Ukraine on the other hand was “a partner – a highly valued partner,” which receives political and practical support from NATO.

“But as I said, there’s a difference between a partner, Ukraine, and an ally, like for instance Latvia.”

Elusive consensus

Ukraine has for more than a decade sought to join the transatlantic alliance but its aspirations, along with those of fellow former Soviet republic Georgia, have been stymied by a combination of required reforms and, especially, the reluctance of some members to risk angering Russia, a major provider of energy to Europe.

NATO operates on consensus, and the opposition of allies like Germany has stood in the way of Ukraine and Georgia being put on a formal path to membership by being offered “membership action plans.”
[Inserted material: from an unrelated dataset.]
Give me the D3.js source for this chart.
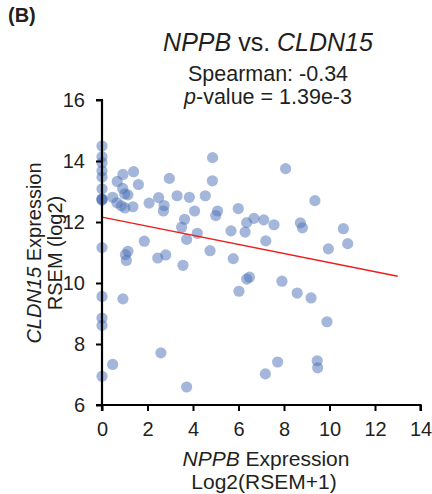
<!DOCTYPE html>
<html><head><meta charset="utf-8">
<script src="https://cdn.jsdelivr.net/npm/d3@7"></script>
<style>html,body{margin:0;padding:0;background:#fff;}svg{display:block;font-family:"Liberation Sans",Arial,sans-serif;}</style>
</head><body>
<svg id="chart" width="432" height="494"></svg>
<script>
const nppb = [0,0,0,0,0,0,0,0,0,0,0,0,0,0,
  0.92,1.39,0.67,0.91,1.60,1.00,1.14,0.47,0.66,0.85,1.01,1.36,2.07,2.49,2.73,2.70,2.96,3.30,1.86,1.14,1.03,1.07,2.45,2.80,
  4.86,4.85,3.84,4.54,4.07,3.63,3.50,3.72,4.19,5.08,5.00,5.99,5.67,6.36,6.29,6.68,7.11,7.20,4.75,5.77,3.56,
  8.07,9.36,7.56,8.72,8.81,10.61,9.95,10.80,
  6.48,6.36,6.02,7.18,3.72,
  7.91,8.58,9.19,9.89,7.72,9.46,9.48,
  0.92,0.47,2.59];
const cldn15 = [14.49,14.14,13.94,13.68,13.47,13.09,12.76,12.72,12.74,11.16,9.56,8.85,8.61,6.94,
  13.56,13.65,13.33,13.10,13.23,12.92,12.89,12.81,12.63,12.53,12.46,12.50,12.62,12.80,12.54,12.36,13.43,12.86,11.37,11.04,10.93,10.74,10.82,10.92,
  14.11,13.35,12.81,12.86,12.36,12.09,11.83,11.43,11.63,12.36,12.21,12.44,11.71,11.98,11.67,12.12,12.07,11.38,11.06,10.80,10.58,
  13.75,12.70,11.91,11.97,11.81,11.78,11.12,11.29,
  10.19,10.13,9.73,7.02,6.59,
  10.06,9.67,9.51,8.73,7.41,7.45,7.22,
  9.48,7.33,7.71];
const trendX = [0, 13];
const trendY = [12.16, 10.22];
const xTicks = [0,2,4,6,8,10,12,14];
const yTicks = [6,8,10,12,14,16];

const svg = d3.select("#chart");
const x = d3.scaleLinear().domain([0,14]).range([102,420.5]);
const y = d3.scaleLinear().domain([6,16]).range([405,100]);
const txt = "#231f20";

// points
svg.append("g").selectAll("circle").data(nppb.map((v,i)=>[v,cldn15[i]])).join("circle")
  .attr("cx", d=>x(d[0])).attr("cy", d=>y(d[1])).attr("r", 5.6)
  .attr("fill", "#4a6fb5").attr("fill-opacity", 0.5);

// trend line
svg.append("line").attr("x1", x(trendX[0])).attr("y1", y(trendY[0]))
  .attr("x2", x(trendX[1])).attr("y2", y(trendY[1]))
  .attr("stroke", "#ee1c1c").attr("stroke-width", 1.5);

// axes
const xa = svg.append("g").attr("transform", "translate(0,405)")
  .call(d3.axisBottom(x).tickValues(xTicks).tickSize(6).tickPadding(11).tickFormat(d3.format("d")));
const ya = svg.append("g").attr("transform", "translate(102,0)")
  .call(d3.axisLeft(y).tickValues(yTicks).tickSize(6).tickPadding(11).tickFormat(d3.format("d")));
[xa, ya].forEach(a => {
  a.select(".domain").attr("stroke", "#000").attr("stroke-width", 2.2);
  a.selectAll(".tick line").attr("stroke", "#000").attr("stroke-width", 2);
  a.selectAll(".tick text").attr("fill", txt).style("font-size", "20px").style("font-family", "Liberation Sans, Arial, sans-serif");
});
xa.select(".domain").attr("d", "M102,6V0H420.5V6");
ya.select(".domain").attr("d", "M-6,100H0V405H-6");

// panel label
svg.append("text").attr("x", 8).attr("y", 22).attr("font-weight", "bold").attr("font-size", 20).attr("fill", txt).text("(B)");

// title
const t = svg.append("text").attr("x", 268).attr("y", 51).attr("text-anchor", "middle").attr("font-size", 25).attr("fill", txt);
t.append("tspan").attr("font-style", "italic").text("NPPB");
t.append("tspan").text(" vs. ");
t.append("tspan").attr("font-style", "italic").text("CLDN15");

svg.append("text").attr("x", 268).attr("y", 81).attr("text-anchor", "middle").attr("font-size", 21.5).attr("fill", txt).text("Spearman: -0.34");
const p = svg.append("text").attr("x", 268).attr("y", 104).attr("text-anchor", "middle").attr("font-size", 21.5).attr("fill", txt);
p.append("tspan").attr("font-style", "italic").text("p");
p.append("tspan").text("-value = 1.39e-3");

// x label
const xl = svg.append("text").attr("x", 266).attr("y", 466).attr("text-anchor", "middle").attr("font-size", 21).attr("fill", txt);
xl.append("tspan").attr("font-style", "italic").text("NPPB");
xl.append("tspan").text(" Expression");
svg.append("text").attr("x", 264).attr("y", 489).attr("text-anchor", "middle").attr("font-size", 21).attr("fill", txt).text("Log2(RSEM+1)");

// y label
const yl = svg.append("text").attr("transform", "translate(41,253) rotate(-90)").attr("text-anchor", "middle").attr("font-size", 20).attr("fill", txt);
yl.append("tspan").attr("font-style", "italic").text("CLDN15");
yl.append("tspan").text(" Expression");
svg.append("text").attr("transform", "translate(62,253) rotate(-90)").attr("text-anchor", "middle").attr("font-size", 20).attr("fill", txt).text("RSEM (log2)");
</script>
</body></html>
Instead, the two aspirants have been assured, at every NATO summit since one in Bucharest in 2008, that they “will become members” of the alliance – at some future, unspecified, date.

Critics argue that that failure to act emboldened the Kremlin to send troops into Georgia in 2008 – four months after the Bucharest summit – and Ukraine in 2014, purportedly to defend pro-Russian separatists.

Georgia lost control over one-fifth of its territory in that short war, and Ukraine’s Crimea remains under Russian occupation, even as Moscow continues to support separatists in eastern Ukraine’s Donbass region.

“It’s been 13 years now since NATO said that Ukraine would join NATO,” a reporter noted to Stoltenberg. “By delaying further, is NATO simply not just giving [Russian President Vladimir] Putin what he wants?”

After reiterating support for Ukraine to be put on a path to membership, Stoltenberg pointed again to the consensus requirement – the need for all 30 allies to agree that it is ready begin the process.

He also insisted that Russia “has no veto, no right to interfere in that process.”

Asked on Tuesday if a military incursion into Ukraine was possible, Putin recalled that Russian military exercises near its borders with Ukraine earlier this year had stoked similar talk of an invasion threat, “but, as we see, it didn’t happen.”

“It is not about moving troops in or not, not about waging a war or not,” Putin said during an investment forum. “It is about establishing relations on [the] creation of a more fair, sustainable development and consideration of security interests of all actors.”

If all parties honestly aspire to that, he said, then “nobody will experience any threats.”

Putin also complained, again, of NATO military exercises near Russia’s borders, including in the Black Sea area.

He warned that any NATO deployment of troops or weapons in Ukraine would be “a red line for us,” but voiced the hope that “common sense” on the part of the West would prevail.